• DATA LINES:

________________________

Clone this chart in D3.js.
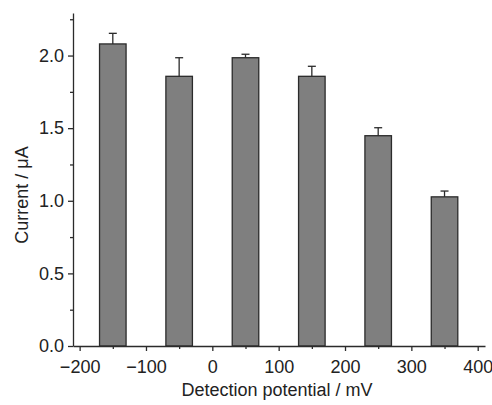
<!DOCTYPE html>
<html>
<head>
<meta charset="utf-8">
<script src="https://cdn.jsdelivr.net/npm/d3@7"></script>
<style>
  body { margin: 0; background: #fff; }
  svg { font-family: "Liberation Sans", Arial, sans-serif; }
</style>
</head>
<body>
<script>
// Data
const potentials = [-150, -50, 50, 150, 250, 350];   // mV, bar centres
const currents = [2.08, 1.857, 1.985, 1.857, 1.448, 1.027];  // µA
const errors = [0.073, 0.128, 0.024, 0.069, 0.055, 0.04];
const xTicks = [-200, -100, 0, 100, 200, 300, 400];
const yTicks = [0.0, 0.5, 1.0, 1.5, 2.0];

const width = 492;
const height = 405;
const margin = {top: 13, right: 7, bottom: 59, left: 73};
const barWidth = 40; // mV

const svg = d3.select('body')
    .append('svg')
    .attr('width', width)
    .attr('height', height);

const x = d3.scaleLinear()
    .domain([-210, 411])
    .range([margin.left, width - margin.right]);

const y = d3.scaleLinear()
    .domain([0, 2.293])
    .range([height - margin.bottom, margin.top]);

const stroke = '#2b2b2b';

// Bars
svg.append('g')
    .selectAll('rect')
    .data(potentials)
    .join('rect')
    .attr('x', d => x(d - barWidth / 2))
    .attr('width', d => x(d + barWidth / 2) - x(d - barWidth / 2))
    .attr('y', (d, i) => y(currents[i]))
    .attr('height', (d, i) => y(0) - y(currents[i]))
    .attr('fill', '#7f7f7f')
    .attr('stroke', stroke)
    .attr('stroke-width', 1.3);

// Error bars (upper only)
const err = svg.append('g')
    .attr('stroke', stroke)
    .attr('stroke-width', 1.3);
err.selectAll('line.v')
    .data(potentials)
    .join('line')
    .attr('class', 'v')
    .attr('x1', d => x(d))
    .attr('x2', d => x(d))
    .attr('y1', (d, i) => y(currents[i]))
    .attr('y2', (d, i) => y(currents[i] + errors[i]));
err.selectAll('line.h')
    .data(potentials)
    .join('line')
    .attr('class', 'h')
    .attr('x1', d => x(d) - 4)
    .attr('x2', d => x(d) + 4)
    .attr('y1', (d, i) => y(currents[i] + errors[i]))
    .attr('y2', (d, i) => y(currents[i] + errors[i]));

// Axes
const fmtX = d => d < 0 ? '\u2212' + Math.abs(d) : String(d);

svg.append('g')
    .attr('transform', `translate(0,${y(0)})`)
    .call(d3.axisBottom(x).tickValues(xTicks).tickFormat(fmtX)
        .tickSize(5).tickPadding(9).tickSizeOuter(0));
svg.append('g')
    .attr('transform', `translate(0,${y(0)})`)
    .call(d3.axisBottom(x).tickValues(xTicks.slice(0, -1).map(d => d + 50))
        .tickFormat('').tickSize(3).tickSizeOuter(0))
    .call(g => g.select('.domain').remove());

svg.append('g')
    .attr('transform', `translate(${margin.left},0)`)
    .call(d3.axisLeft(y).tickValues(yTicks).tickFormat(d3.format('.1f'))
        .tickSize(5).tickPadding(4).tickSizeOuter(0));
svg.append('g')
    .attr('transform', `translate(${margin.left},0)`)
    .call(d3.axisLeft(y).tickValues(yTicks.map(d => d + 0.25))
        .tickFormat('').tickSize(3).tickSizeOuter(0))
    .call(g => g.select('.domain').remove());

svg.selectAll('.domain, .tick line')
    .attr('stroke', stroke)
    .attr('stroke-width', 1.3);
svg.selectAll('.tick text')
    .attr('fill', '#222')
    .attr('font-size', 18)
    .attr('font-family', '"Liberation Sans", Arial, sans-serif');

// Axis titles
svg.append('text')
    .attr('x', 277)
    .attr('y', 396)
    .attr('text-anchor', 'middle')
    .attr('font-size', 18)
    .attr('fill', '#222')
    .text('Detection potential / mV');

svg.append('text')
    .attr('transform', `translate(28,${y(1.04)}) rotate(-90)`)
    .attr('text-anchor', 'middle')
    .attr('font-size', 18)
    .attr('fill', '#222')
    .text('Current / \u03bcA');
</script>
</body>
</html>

________________________

• DESCRIPTION OF THE TASK: Reproduce the material word for word, minus the images.

• FULL OUTPUT:
Clone this chart in D3.js.
<!DOCTYPE html>
<html>
<head>
<meta charset="utf-8">
<script src="https://cdn.jsdelivr.net/npm/d3@7"></script>
<style>
  body { margin: 0; background: #fff; }
  svg { font-family: "Liberation Sans", Arial, sans-serif; }
</style>
</head>
<body>
<script>
// Data
const potentials = [-150, -50, 50, 150, 250, 350];   // mV, bar centres
const currents = [2.08, 1.857, 1.985, 1.857, 1.448, 1.027];  // µA
const errors = [0.073, 0.128, 0.024, 0.069, 0.055, 0.04];
const xTicks = [-200, -100, 0, 100, 200, 300, 400];
const yTicks = [0.0, 0.5, 1.0, 1.5, 2.0];

const width = 492;
const height = 405;
const margin = {top: 13, right: 7, bottom: 59, left: 73};
const barWidth = 40; // mV

const svg = d3.select('body')
    .append('svg')
    .attr('width', width)
    .attr('height', height);

const x = d3.scaleLinear()
    .domain([-210, 411])
    .range([margin.left, width - margin.right]);

const y = d3.scaleLinear()
    .domain([0, 2.293])
    .range([height - margin.bottom, margin.top]);

const stroke = '#2b2b2b';

// Bars
svg.append('g')
    .selectAll('rect')
    .data(potentials)
    .join('rect')
    .attr('x', d => x(d - barWidth / 2))
    .attr('width', d => x(d + barWidth / 2) - x(d - barWidth / 2))
    .attr('y', (d, i) => y(currents[i]))
    .attr('height', (d, i) => y(0) - y(currents[i]))
    .attr('fill', '#7f7f7f')
    .attr('stroke', stroke)
    .attr('stroke-width', 1.3);

// Error bars (upper only)
const err = svg.append('g')
    .attr('stroke', stroke)
    .attr('stroke-width', 1.3);
err.selectAll('line.v')
    .data(potentials)
    .join('line')
    .attr('class', 'v')
    .attr('x1', d => x(d))
    .attr('x2', d => x(d))
    .attr('y1', (d, i) => y(currents[i]))
    .attr('y2', (d, i) => y(currents[i] + errors[i]));
err.selectAll('line.h')
    .data(potentials)
    .join('line')
    .attr('class', 'h')
    .attr('x1', d => x(d) - 4)
    .attr('x2', d => x(d) + 4)
    .attr('y1', (d, i) => y(currents[i] + errors[i]))
    .attr('y2', (d, i) => y(currents[i] + errors[i]));

// Axes
const fmtX = d => d < 0 ? '\u2212' + Math.abs(d) : String(d);

svg.append('g')
    .attr('transform', `translate(0,${y(0)})`)
    .call(d3.axisBottom(x).tickValues(xTicks).tickFormat(fmtX)
        .tickSize(5).tickPadding(9).tickSizeOuter(0));
svg.append('g')
    .attr('transform', `translate(0,${y(0)})`)
    .call(d3.axisBottom(x).tickValues(xTicks.slice(0, -1).map(d => d + 50))
        .tickFormat('').tickSize(3).tickSizeOuter(0))
    .call(g => g.select('.domain').remove());

svg.append('g')
    .attr('transform', `translate(${margin.left},0)`)
    .call(d3.axisLeft(y).tickValues(yTicks).tickFormat(d3.format('.1f'))
        .tickSize(5).tickPadding(4).tickSizeOuter(0));
svg.append('g')
    .attr('transform', `translate(${margin.left},0)`)
    .call(d3.axisLeft(y).tickValues(yTicks.map(d => d + 0.25))
        .tickFormat('').tickSize(3).tickSizeOuter(0))
    .call(g => g.select('.domain').remove());

svg.selectAll('.domain, .tick line')
    .attr('stroke', stroke)
    .attr('stroke-width', 1.3);
svg.selectAll('.tick text')
    .attr('fill', '#222')
    .attr('font-size', 18)
    .attr('font-family', '"Liberation Sans", Arial, sans-serif');

// Axis titles
svg.append('text')
    .attr('x', 277)
    .attr('y', 396)
    .attr('text-anchor', 'middle')
    .attr('font-size', 18)
    .attr('fill', '#222')
    .text('Detection potential / mV');

svg.append('text')
    .attr('transform', `translate(28,${y(1.04)}) rotate(-90)`)
    .attr('text-anchor', 'middle')
    .attr('font-size', 18)
    .attr('fill', '#222')
    .text('Current / \u03bcA');
</script>
</body>
</html>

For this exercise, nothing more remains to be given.